═══ Stored data ═══

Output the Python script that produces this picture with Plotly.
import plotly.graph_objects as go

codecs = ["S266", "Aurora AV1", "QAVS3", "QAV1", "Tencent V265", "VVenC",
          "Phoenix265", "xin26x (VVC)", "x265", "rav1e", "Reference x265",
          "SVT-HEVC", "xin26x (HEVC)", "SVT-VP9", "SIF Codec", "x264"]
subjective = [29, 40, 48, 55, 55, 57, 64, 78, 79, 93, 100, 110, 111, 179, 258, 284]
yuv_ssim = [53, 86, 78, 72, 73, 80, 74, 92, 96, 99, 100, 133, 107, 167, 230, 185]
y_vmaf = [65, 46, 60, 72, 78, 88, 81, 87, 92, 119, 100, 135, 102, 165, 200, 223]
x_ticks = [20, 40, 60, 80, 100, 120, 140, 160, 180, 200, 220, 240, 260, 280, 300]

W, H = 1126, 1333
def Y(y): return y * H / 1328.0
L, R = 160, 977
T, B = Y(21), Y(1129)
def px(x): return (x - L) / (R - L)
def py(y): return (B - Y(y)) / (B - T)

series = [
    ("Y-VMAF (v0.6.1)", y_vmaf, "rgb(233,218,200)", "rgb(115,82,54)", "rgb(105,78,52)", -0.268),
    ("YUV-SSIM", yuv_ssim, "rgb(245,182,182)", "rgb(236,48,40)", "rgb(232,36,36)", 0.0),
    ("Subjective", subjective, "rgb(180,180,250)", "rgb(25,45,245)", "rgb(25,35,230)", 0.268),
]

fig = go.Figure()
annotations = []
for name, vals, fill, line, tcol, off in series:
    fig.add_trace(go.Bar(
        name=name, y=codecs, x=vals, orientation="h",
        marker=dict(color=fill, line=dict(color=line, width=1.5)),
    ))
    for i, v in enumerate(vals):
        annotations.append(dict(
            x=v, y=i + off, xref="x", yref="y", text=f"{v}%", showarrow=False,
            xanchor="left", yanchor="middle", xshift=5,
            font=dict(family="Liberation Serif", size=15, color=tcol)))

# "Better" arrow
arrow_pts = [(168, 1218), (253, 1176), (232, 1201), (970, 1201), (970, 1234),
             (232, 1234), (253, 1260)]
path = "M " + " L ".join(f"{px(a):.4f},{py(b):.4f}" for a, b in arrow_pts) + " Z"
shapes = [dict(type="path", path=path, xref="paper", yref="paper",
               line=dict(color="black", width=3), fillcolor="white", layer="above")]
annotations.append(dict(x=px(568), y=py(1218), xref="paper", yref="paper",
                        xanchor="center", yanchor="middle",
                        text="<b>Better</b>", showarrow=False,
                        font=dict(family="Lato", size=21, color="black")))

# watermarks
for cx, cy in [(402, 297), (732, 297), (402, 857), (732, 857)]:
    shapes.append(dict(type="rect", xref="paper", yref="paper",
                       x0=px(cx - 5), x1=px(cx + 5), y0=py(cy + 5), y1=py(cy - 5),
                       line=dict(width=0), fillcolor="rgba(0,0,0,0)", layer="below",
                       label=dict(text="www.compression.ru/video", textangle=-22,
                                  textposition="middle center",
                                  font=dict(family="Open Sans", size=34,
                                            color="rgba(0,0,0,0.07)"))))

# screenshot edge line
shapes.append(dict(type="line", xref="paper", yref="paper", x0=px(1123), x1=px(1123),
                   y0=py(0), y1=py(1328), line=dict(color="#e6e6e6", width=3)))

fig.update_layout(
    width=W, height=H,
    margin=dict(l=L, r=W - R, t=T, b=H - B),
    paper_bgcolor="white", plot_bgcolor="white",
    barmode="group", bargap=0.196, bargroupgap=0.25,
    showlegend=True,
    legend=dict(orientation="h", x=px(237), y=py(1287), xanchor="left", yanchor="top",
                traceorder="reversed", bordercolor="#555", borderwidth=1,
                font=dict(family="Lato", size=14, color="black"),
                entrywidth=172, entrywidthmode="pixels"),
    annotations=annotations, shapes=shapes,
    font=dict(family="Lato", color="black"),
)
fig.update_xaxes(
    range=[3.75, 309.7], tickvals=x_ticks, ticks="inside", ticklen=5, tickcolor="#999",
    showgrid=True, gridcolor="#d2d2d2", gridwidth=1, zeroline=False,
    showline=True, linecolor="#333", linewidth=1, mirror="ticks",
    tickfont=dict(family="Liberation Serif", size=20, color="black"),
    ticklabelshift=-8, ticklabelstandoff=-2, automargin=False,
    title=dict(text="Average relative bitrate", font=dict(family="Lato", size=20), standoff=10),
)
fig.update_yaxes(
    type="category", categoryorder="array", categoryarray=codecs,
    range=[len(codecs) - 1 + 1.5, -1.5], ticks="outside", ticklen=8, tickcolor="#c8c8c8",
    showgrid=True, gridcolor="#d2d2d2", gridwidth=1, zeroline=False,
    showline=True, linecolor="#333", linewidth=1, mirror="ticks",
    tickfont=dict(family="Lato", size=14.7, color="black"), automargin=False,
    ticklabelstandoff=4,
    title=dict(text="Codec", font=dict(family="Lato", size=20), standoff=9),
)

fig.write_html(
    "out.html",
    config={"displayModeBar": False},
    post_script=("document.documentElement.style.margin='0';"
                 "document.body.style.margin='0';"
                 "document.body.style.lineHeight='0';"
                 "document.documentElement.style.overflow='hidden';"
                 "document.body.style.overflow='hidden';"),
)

═══

● What this task involves: The whole listing above needs to be written out again exactly.

● Answer to the task:
Output the Python script that produces this picture with Plotly.
import plotly.graph_objects as go

codecs = ["S266", "Aurora AV1", "QAVS3", "QAV1", "Tencent V265", "VVenC",
          "Phoenix265", "xin26x (VVC)", "x265", "rav1e", "Reference x265",
          "SVT-HEVC", "xin26x (HEVC)", "SVT-VP9", "SIF Codec", "x264"]
subjective = [29, 40, 48, 55, 55, 57, 64, 78, 79, 93, 100, 110, 111, 179, 258, 284]
yuv_ssim = [53, 86, 78, 72, 73, 80, 74, 92, 96, 99, 100, 133, 107, 167, 230, 185]
y_vmaf = [65, 46, 60, 72, 78, 88, 81, 87, 92, 119, 100, 135, 102, 165, 200, 223]
x_ticks = [20, 40, 60, 80, 100, 120, 140, 160, 180, 200, 220, 240, 260, 280, 300]

W, H = 1126, 1333
def Y(y): return y * H / 1328.0
L, R = 160, 977
T, B = Y(21), Y(1129)
def px(x): return (x - L) / (R - L)
def py(y): return (B - Y(y)) / (B - T)

series = [
    ("Y-VMAF (v0.6.1)", y_vmaf, "rgb(233,218,200)", "rgb(115,82,54)", "rgb(105,78,52)", -0.268),
    ("YUV-SSIM", yuv_ssim, "rgb(245,182,182)", "rgb(236,48,40)", "rgb(232,36,36)", 0.0),
    ("Subjective", subjective, "rgb(180,180,250)", "rgb(25,45,245)", "rgb(25,35,230)", 0.268),
]

fig = go.Figure()
annotations = []
for name, vals, fill, line, tcol, off in series:
    fig.add_trace(go.Bar(
        name=name, y=codecs, x=vals, orientation="h",
        marker=dict(color=fill, line=dict(color=line, width=1.5)),
    ))
    for i, v in enumerate(vals):
        annotations.append(dict(
            x=v, y=i + off, xref="x", yref="y", text=f"{v}%", showarrow=False,
            xanchor="left", yanchor="middle", xshift=5,
            font=dict(family="Liberation Serif", size=15, color=tcol)))

# "Better" arrow
arrow_pts = [(168, 1218), (253, 1176), (232, 1201), (970, 1201), (970, 1234),
             (232, 1234), (253, 1260)]
path = "M " + " L ".join(f"{px(a):.4f},{py(b):.4f}" for a, b in arrow_pts) + " Z"
shapes = [dict(type="path", path=path, xref="paper", yref="paper",
               line=dict(color="black", width=3), fillcolor="white", layer="above")]
annotations.append(dict(x=px(568), y=py(1218), xref="paper", yref="paper",
                        xanchor="center", yanchor="middle",
                        text="<b>Better</b>", showarrow=False,
                        font=dict(family="Lato", size=21, color="black")))

# watermarks
for cx, cy in [(402, 297), (732, 297), (402, 857), (732, 857)]:
    shapes.append(dict(type="rect", xref="paper", yref="paper",
                       x0=px(cx - 5), x1=px(cx + 5), y0=py(cy + 5), y1=py(cy - 5),
                       line=dict(width=0), fillcolor="rgba(0,0,0,0)", layer="below",
                       label=dict(text="www.compression.ru/video", textangle=-22,
                                  textposition="middle center",
                                  font=dict(family="Open Sans", size=34,
                                            color="rgba(0,0,0,0.07)"))))

# screenshot edge line
shapes.append(dict(type="line", xref="paper", yref="paper", x0=px(1123), x1=px(1123),
                   y0=py(0), y1=py(1328), line=dict(color="#e6e6e6", width=3)))

fig.update_layout(
    width=W, height=H,
    margin=dict(l=L, r=W - R, t=T, b=H - B),
    paper_bgcolor="white", plot_bgcolor="white",
    barmode="group", bargap=0.196, bargroupgap=0.25,
    showlegend=True,
    legend=dict(orientation="h", x=px(237), y=py(1287), xanchor="left", yanchor="top",
                traceorder="reversed", bordercolor="#555", borderwidth=1,
                font=dict(family="Lato", size=14, color="black"),
                entrywidth=172, entrywidthmode="pixels"),
    annotations=annotations, shapes=shapes,
    font=dict(family="Lato", color="black"),
)
fig.update_xaxes(
    range=[3.75, 309.7], tickvals=x_ticks, ticks="inside", ticklen=5, tickcolor="#999",
    showgrid=True, gridcolor="#d2d2d2", gridwidth=1, zeroline=False,
    showline=True, linecolor="#333", linewidth=1, mirror="ticks",
    tickfont=dict(family="Liberation Serif", size=20, color="black"),
    ticklabelshift=-8, ticklabelstandoff=-2, automargin=False,
    title=dict(text="Average relative bitrate", font=dict(family="Lato", size=20), standoff=10),
)
fig.update_yaxes(
    type="category", categoryorder="array", categoryarray=codecs,
    range=[len(codecs) - 1 + 1.5, -1.5], ticks="outside", ticklen=8, tickcolor="#c8c8c8",
    showgrid=True, gridcolor="#d2d2d2", gridwidth=1, zeroline=False,
    showline=True, linecolor="#333", linewidth=1, mirror="ticks",
    tickfont=dict(family="Lato", size=14.7, color="black"), automargin=False,
    ticklabelstandoff=4,
    title=dict(text="Codec", font=dict(family="Lato", size=20), standoff=9),
)

fig.write_html(
    "out.html",
    config={"displayModeBar": False},
    post_script=("document.documentElement.style.margin='0';"
                 "document.body.style.margin='0';"
                 "document.body.style.lineHeight='0';"
                 "document.documentElement.style.overflow='hidden';"
                 "document.body.style.overflow='hidden';"),
)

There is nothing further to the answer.